Leave out all pictures and return, exactly as written, the lines from the line containing "What Plotly code" to the line containing "import plotly.graph_objects as go", both ends kept.

Start Provided data

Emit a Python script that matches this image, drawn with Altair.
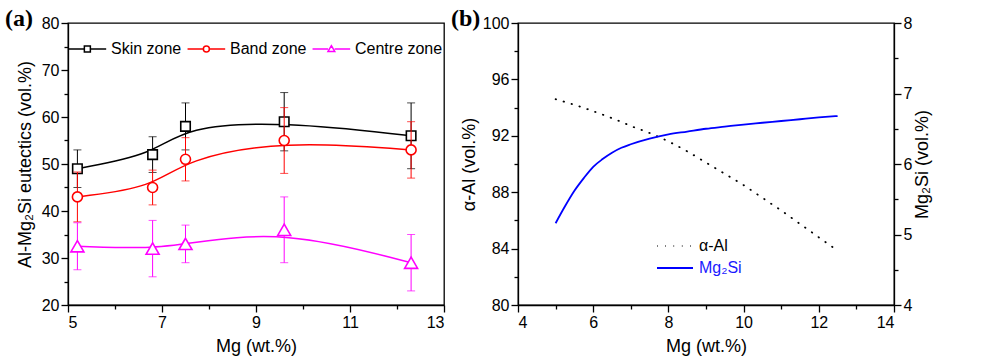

End Provided data
Start Provided data

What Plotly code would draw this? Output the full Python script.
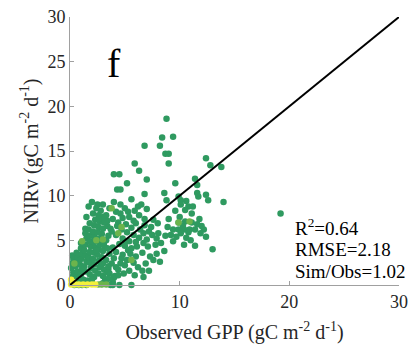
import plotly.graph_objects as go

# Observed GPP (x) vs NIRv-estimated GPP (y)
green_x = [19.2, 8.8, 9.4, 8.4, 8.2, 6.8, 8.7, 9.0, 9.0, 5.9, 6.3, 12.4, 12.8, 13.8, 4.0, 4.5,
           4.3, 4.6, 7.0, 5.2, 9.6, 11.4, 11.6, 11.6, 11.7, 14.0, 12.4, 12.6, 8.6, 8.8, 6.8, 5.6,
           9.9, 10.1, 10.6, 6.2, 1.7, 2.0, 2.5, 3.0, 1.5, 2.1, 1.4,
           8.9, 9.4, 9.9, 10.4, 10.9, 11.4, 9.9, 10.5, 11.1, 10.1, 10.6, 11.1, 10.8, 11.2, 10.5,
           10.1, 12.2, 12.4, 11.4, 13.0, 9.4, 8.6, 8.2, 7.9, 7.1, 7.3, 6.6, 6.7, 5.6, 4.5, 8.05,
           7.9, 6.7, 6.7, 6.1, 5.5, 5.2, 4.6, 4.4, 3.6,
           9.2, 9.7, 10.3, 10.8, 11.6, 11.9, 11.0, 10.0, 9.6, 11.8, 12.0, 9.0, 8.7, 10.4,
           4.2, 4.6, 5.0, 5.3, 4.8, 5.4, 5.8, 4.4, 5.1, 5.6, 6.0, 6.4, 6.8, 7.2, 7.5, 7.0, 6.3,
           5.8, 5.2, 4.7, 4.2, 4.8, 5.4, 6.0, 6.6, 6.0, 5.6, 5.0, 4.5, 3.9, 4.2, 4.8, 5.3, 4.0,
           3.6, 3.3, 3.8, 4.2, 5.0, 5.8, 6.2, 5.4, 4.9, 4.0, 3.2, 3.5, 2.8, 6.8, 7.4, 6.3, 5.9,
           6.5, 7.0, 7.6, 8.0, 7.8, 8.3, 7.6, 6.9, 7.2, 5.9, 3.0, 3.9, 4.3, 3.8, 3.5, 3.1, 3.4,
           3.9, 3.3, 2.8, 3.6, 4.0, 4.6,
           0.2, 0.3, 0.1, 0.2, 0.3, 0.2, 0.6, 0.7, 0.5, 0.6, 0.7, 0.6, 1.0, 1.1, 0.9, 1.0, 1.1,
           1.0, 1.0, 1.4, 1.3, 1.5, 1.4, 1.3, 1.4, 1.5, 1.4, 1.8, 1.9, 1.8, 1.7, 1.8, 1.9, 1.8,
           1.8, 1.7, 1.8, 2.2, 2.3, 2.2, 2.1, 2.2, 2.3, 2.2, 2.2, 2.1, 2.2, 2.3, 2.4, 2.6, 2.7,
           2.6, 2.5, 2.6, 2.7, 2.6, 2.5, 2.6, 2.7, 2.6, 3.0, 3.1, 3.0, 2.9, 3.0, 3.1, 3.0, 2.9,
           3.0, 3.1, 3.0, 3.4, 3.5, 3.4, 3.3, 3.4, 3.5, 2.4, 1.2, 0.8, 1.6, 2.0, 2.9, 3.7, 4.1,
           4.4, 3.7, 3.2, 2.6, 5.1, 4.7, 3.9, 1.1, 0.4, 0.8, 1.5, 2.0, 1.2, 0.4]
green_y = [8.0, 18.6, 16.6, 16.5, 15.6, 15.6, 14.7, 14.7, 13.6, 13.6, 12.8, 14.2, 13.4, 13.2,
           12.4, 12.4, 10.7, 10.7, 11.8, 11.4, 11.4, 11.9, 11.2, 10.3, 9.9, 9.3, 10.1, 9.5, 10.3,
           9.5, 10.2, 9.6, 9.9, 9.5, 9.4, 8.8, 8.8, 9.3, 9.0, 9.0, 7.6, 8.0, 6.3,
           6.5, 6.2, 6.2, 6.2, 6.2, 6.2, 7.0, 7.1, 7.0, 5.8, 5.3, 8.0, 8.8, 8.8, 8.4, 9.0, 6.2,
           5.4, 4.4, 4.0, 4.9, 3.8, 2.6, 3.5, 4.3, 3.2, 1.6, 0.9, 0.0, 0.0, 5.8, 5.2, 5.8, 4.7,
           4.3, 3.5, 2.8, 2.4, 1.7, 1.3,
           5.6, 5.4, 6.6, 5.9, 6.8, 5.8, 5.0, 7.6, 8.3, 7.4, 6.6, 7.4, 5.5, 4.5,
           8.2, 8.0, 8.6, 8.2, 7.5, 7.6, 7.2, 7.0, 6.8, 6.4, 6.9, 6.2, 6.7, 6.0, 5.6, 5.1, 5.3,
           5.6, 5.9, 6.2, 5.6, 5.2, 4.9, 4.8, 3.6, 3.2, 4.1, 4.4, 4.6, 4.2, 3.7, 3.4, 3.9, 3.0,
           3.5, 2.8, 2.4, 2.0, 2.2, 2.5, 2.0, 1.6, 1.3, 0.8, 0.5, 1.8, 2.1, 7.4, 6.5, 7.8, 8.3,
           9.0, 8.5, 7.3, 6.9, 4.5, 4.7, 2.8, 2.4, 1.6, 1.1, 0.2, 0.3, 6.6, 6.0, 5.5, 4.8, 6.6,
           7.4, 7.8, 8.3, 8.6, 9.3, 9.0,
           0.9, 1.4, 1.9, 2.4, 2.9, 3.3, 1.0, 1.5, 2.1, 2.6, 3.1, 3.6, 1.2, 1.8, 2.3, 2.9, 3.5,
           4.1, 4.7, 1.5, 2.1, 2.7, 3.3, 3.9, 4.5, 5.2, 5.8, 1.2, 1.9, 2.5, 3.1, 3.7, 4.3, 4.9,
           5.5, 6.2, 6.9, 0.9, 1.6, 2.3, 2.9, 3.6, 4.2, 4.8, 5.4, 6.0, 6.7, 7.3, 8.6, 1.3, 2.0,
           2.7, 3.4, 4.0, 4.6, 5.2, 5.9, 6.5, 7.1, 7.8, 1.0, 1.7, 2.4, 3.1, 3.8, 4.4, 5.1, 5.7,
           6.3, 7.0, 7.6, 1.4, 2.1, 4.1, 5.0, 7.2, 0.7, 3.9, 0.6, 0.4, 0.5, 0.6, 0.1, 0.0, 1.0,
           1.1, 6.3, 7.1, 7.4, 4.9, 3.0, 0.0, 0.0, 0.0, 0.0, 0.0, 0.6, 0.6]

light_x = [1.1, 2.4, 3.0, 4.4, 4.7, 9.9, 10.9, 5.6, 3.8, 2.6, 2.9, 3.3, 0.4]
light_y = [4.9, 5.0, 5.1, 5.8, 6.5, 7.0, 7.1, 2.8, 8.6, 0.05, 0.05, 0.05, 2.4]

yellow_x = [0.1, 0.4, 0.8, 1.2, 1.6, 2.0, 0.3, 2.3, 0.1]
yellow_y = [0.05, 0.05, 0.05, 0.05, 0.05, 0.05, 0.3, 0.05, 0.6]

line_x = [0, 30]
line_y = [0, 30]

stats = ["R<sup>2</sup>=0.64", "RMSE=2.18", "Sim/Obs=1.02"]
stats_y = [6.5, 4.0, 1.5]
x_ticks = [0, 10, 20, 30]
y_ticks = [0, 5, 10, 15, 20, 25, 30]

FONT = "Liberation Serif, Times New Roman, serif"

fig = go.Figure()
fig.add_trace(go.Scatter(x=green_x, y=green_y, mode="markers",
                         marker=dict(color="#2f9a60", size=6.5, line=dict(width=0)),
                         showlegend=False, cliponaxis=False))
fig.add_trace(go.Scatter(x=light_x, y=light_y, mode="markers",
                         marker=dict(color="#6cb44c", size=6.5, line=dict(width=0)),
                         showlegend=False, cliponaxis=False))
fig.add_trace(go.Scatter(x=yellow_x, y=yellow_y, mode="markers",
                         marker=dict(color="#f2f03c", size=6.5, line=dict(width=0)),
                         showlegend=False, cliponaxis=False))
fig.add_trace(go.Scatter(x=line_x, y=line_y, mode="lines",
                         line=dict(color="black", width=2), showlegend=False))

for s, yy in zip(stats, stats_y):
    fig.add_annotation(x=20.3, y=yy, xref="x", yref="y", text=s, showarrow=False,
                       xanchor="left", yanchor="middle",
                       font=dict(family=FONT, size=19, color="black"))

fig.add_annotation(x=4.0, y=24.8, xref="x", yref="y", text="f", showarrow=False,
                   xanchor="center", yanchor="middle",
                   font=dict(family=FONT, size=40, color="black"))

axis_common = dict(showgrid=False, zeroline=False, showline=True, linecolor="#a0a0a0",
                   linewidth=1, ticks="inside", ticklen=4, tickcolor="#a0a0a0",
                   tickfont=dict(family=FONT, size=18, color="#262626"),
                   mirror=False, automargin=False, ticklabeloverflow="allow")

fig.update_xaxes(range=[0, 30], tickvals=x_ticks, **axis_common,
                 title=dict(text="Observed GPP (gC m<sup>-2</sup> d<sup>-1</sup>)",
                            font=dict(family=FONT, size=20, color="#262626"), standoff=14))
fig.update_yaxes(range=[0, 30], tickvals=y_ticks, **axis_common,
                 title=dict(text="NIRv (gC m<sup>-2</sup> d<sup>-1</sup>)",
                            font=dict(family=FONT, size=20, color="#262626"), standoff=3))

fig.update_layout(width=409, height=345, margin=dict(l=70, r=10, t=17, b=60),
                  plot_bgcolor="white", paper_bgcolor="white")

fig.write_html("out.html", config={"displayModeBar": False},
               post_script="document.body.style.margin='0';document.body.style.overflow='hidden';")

End Provided data
Start Provided data

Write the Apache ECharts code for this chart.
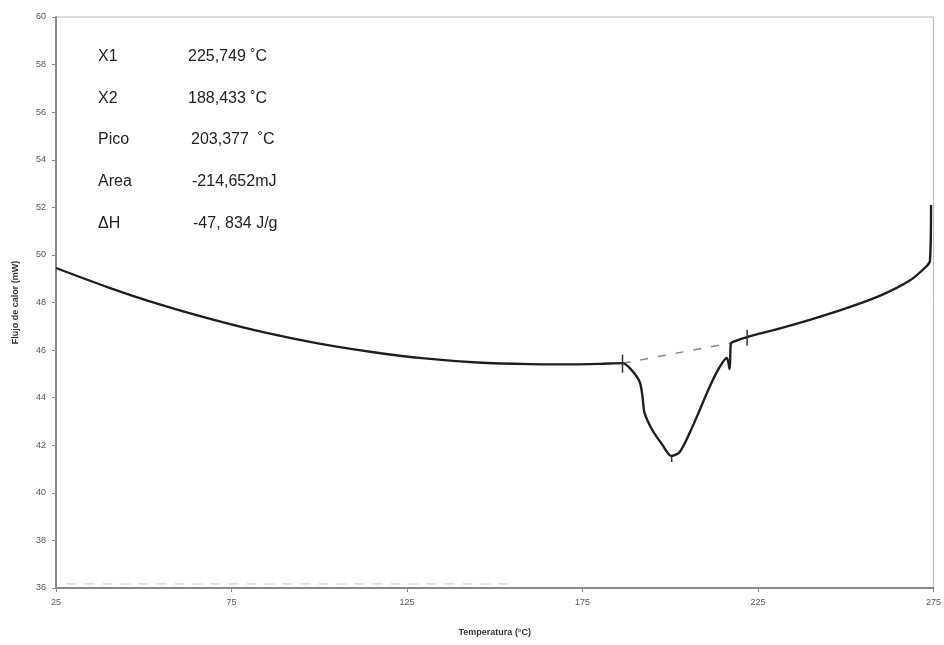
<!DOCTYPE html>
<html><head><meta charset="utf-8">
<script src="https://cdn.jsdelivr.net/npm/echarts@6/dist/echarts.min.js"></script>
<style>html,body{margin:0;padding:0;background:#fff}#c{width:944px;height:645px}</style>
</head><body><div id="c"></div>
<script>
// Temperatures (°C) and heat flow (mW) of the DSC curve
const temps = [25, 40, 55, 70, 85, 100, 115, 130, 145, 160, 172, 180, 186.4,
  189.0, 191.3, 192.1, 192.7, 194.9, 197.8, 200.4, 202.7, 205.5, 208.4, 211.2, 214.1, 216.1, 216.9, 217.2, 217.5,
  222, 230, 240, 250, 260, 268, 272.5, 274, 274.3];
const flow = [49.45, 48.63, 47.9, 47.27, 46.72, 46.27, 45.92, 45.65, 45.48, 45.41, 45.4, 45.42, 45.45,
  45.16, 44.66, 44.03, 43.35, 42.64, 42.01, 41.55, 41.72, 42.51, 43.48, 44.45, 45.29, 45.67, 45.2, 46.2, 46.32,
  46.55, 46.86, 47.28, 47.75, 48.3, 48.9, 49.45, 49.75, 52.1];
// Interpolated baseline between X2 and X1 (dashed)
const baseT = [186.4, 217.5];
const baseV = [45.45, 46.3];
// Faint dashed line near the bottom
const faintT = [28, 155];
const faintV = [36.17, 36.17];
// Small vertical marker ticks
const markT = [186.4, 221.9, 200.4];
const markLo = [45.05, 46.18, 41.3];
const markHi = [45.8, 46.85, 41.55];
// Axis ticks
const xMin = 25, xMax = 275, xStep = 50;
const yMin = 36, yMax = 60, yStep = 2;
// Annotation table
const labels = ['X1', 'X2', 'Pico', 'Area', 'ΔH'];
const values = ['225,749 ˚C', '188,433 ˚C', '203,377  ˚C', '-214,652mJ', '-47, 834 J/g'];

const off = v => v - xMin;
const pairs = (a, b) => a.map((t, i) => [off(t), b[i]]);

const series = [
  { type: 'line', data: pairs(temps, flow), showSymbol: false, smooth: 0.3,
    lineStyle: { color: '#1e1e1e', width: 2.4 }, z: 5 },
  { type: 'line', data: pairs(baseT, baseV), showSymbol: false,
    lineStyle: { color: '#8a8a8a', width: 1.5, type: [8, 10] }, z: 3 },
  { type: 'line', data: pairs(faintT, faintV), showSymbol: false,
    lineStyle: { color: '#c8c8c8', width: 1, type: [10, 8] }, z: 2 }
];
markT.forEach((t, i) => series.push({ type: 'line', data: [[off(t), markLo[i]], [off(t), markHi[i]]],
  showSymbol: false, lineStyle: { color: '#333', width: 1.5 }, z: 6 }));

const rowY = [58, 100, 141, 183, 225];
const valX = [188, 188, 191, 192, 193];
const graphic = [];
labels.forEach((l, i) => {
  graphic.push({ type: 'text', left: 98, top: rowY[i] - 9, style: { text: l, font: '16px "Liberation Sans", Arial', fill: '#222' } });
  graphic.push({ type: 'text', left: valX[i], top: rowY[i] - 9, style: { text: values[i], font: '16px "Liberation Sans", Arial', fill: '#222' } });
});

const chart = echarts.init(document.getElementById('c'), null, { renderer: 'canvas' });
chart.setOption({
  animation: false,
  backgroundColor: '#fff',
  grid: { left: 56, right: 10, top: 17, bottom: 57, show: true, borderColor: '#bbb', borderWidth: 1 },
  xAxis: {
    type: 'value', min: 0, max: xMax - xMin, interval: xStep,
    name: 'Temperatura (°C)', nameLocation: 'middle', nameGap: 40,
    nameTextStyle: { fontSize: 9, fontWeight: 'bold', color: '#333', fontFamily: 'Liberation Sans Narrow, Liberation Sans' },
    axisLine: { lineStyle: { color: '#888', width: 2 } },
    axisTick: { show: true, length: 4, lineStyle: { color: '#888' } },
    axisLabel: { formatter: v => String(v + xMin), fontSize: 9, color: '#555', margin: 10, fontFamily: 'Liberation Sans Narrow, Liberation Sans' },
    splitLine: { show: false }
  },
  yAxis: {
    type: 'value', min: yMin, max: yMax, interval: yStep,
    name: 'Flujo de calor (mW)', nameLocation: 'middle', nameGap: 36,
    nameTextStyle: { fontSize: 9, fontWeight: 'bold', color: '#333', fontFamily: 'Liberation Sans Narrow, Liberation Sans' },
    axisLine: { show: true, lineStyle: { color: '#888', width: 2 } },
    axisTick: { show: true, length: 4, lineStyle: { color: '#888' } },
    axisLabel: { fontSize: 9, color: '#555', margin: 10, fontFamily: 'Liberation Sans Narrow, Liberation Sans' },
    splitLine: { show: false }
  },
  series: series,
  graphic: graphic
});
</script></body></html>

End Provided data

#### Exercise response
What Plotly code would draw this? Output the full Python script.
import plotly.graph_objects as go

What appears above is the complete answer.